Goal of the exercise:
Isolate every line in the records below with "this" in it.

Data extract:
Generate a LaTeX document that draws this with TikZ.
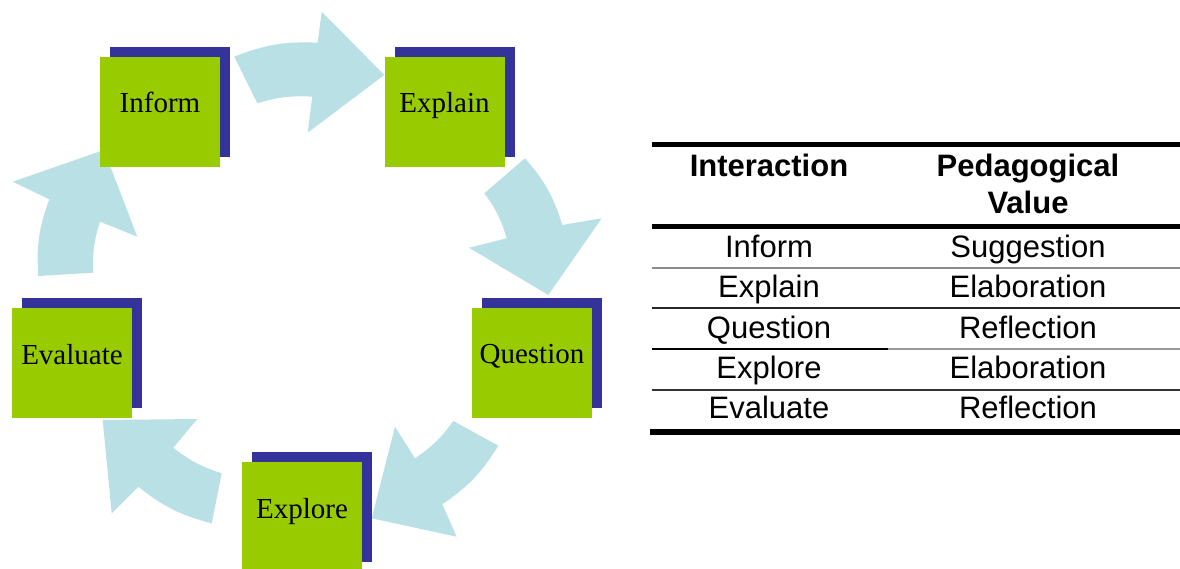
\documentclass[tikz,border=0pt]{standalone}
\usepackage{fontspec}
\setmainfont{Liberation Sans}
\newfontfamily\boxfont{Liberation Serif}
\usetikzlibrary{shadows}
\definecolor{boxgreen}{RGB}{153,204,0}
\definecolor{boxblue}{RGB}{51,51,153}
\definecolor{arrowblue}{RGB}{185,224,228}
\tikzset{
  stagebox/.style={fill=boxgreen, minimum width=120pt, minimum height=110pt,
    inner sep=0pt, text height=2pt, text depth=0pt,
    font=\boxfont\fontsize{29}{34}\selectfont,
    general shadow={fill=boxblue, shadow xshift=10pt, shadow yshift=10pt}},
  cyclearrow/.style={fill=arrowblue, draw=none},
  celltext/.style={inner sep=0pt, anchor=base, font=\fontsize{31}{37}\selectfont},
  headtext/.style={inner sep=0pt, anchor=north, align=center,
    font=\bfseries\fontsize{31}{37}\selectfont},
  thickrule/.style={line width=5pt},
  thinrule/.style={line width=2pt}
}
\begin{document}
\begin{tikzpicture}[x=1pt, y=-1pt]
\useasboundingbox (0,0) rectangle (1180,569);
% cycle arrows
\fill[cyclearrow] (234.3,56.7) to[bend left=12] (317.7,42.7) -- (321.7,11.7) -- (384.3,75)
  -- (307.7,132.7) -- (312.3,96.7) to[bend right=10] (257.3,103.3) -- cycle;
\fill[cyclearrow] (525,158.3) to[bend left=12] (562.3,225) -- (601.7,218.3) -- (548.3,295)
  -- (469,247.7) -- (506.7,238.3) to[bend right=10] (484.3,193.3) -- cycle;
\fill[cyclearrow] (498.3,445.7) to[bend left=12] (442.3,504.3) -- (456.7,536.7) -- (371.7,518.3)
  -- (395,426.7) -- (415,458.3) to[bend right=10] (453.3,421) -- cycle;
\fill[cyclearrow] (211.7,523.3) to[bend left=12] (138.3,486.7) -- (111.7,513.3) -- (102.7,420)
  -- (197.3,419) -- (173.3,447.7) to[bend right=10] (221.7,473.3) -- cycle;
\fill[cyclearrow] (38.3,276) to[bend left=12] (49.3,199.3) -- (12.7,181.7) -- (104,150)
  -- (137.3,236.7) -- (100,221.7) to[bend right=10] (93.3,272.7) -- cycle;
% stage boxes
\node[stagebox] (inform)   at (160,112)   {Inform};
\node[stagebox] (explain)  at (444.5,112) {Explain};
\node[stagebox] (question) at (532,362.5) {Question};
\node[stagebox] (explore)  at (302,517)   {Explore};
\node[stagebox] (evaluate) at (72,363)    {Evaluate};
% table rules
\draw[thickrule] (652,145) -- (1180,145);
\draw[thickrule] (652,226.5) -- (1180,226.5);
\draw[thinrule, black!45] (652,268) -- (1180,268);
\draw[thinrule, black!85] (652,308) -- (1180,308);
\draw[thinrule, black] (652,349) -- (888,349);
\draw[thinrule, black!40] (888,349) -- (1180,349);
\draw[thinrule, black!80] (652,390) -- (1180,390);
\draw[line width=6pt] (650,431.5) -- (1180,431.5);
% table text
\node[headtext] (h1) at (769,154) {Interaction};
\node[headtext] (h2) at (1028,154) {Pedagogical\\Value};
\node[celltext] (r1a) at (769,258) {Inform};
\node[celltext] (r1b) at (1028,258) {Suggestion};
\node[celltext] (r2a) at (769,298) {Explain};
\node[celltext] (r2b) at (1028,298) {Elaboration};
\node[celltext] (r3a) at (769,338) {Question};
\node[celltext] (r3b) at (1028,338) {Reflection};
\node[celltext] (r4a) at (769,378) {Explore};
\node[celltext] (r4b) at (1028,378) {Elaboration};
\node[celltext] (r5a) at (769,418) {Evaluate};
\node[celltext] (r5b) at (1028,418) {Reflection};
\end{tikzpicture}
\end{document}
---
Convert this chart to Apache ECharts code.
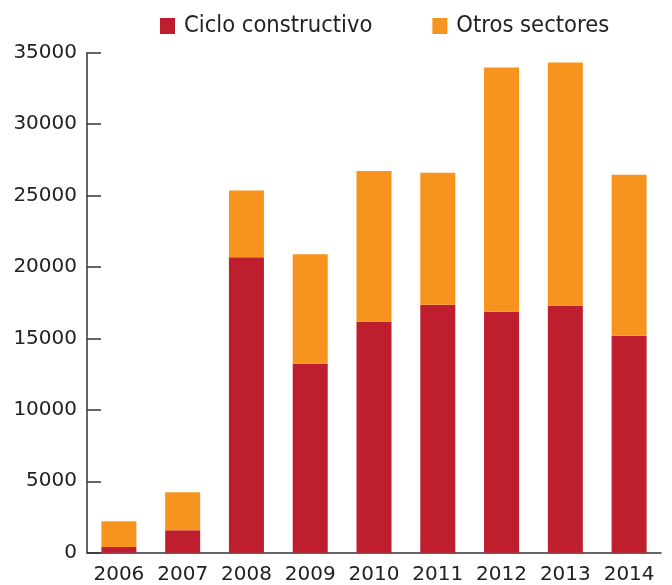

Solution:
Generate a LaTeX document that draws this with TikZ.
Convert this chart to Apache ECharts code.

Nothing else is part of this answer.